▸ EXERCISE:
All of the material below is to be retyped exactly.

▸ INFORMATION PROVIDED:
==*==

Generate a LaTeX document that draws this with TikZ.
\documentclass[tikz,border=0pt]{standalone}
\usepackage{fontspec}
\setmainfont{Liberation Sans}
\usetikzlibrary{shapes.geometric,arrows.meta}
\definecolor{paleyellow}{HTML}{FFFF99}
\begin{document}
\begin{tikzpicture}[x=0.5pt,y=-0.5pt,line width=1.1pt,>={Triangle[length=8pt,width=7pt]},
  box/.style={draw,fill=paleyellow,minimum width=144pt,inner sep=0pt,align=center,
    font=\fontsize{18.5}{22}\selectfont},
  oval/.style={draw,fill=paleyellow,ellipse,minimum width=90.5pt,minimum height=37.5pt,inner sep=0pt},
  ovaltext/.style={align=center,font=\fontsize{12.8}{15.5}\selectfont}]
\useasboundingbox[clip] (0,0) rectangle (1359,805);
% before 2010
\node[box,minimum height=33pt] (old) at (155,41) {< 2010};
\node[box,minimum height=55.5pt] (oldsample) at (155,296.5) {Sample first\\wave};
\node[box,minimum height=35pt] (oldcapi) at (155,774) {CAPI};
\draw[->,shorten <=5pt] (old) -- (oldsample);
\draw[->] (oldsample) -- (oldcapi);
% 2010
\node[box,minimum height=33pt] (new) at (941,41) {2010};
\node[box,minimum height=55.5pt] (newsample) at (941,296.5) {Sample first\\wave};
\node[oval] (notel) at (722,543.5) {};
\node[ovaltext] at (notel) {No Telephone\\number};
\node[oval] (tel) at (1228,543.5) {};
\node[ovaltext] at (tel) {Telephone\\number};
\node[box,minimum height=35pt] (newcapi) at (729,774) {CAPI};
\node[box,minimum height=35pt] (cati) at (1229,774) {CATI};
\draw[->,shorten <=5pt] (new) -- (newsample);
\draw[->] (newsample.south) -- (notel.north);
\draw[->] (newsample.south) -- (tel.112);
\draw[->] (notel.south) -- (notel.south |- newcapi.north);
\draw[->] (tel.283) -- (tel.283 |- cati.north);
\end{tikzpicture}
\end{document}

==*==

▸ RESPONSE TO THE EXERCISE:
Generate a LaTeX document that draws this with TikZ.
\documentclass[tikz,border=0pt]{standalone}
\usepackage{fontspec}
\setmainfont{Liberation Sans}
\usetikzlibrary{shapes.geometric,arrows.meta}
\definecolor{paleyellow}{HTML}{FFFF99}
\begin{document}
\begin{tikzpicture}[x=0.5pt,y=-0.5pt,line width=1.1pt,>={Triangle[length=8pt,width=7pt]},
  box/.style={draw,fill=paleyellow,minimum width=144pt,inner sep=0pt,align=center,
    font=\fontsize{18.5}{22}\selectfont},
  oval/.style={draw,fill=paleyellow,ellipse,minimum width=90.5pt,minimum height=37.5pt,inner sep=0pt},
  ovaltext/.style={align=center,font=\fontsize{12.8}{15.5}\selectfont}]
\useasboundingbox[clip] (0,0) rectangle (1359,805);
% before 2010
\node[box,minimum height=33pt] (old) at (155,41) {< 2010};
\node[box,minimum height=55.5pt] (oldsample) at (155,296.5) {Sample first\\wave};
\node[box,minimum height=35pt] (oldcapi) at (155,774) {CAPI};
\draw[->,shorten <=5pt] (old) -- (oldsample);
\draw[->] (oldsample) -- (oldcapi);
% 2010
\node[box,minimum height=33pt] (new) at (941,41) {2010};
\node[box,minimum height=55.5pt] (newsample) at (941,296.5) {Sample first\\wave};
\node[oval] (notel) at (722,543.5) {};
\node[ovaltext] at (notel) {No Telephone\\number};
\node[oval] (tel) at (1228,543.5) {};
\node[ovaltext] at (tel) {Telephone\\number};
\node[box,minimum height=35pt] (newcapi) at (729,774) {CAPI};
\node[box,minimum height=35pt] (cati) at (1229,774) {CATI};
\draw[->,shorten <=5pt] (new) -- (newsample);
\draw[->] (newsample.south) -- (notel.north);
\draw[->] (newsample.south) -- (tel.112);
\draw[->] (notel.south) -- (notel.south |- newcapi.north);
\draw[->] (tel.283) -- (tel.283 |- cati.north);
\end{tikzpicture}
\end{document}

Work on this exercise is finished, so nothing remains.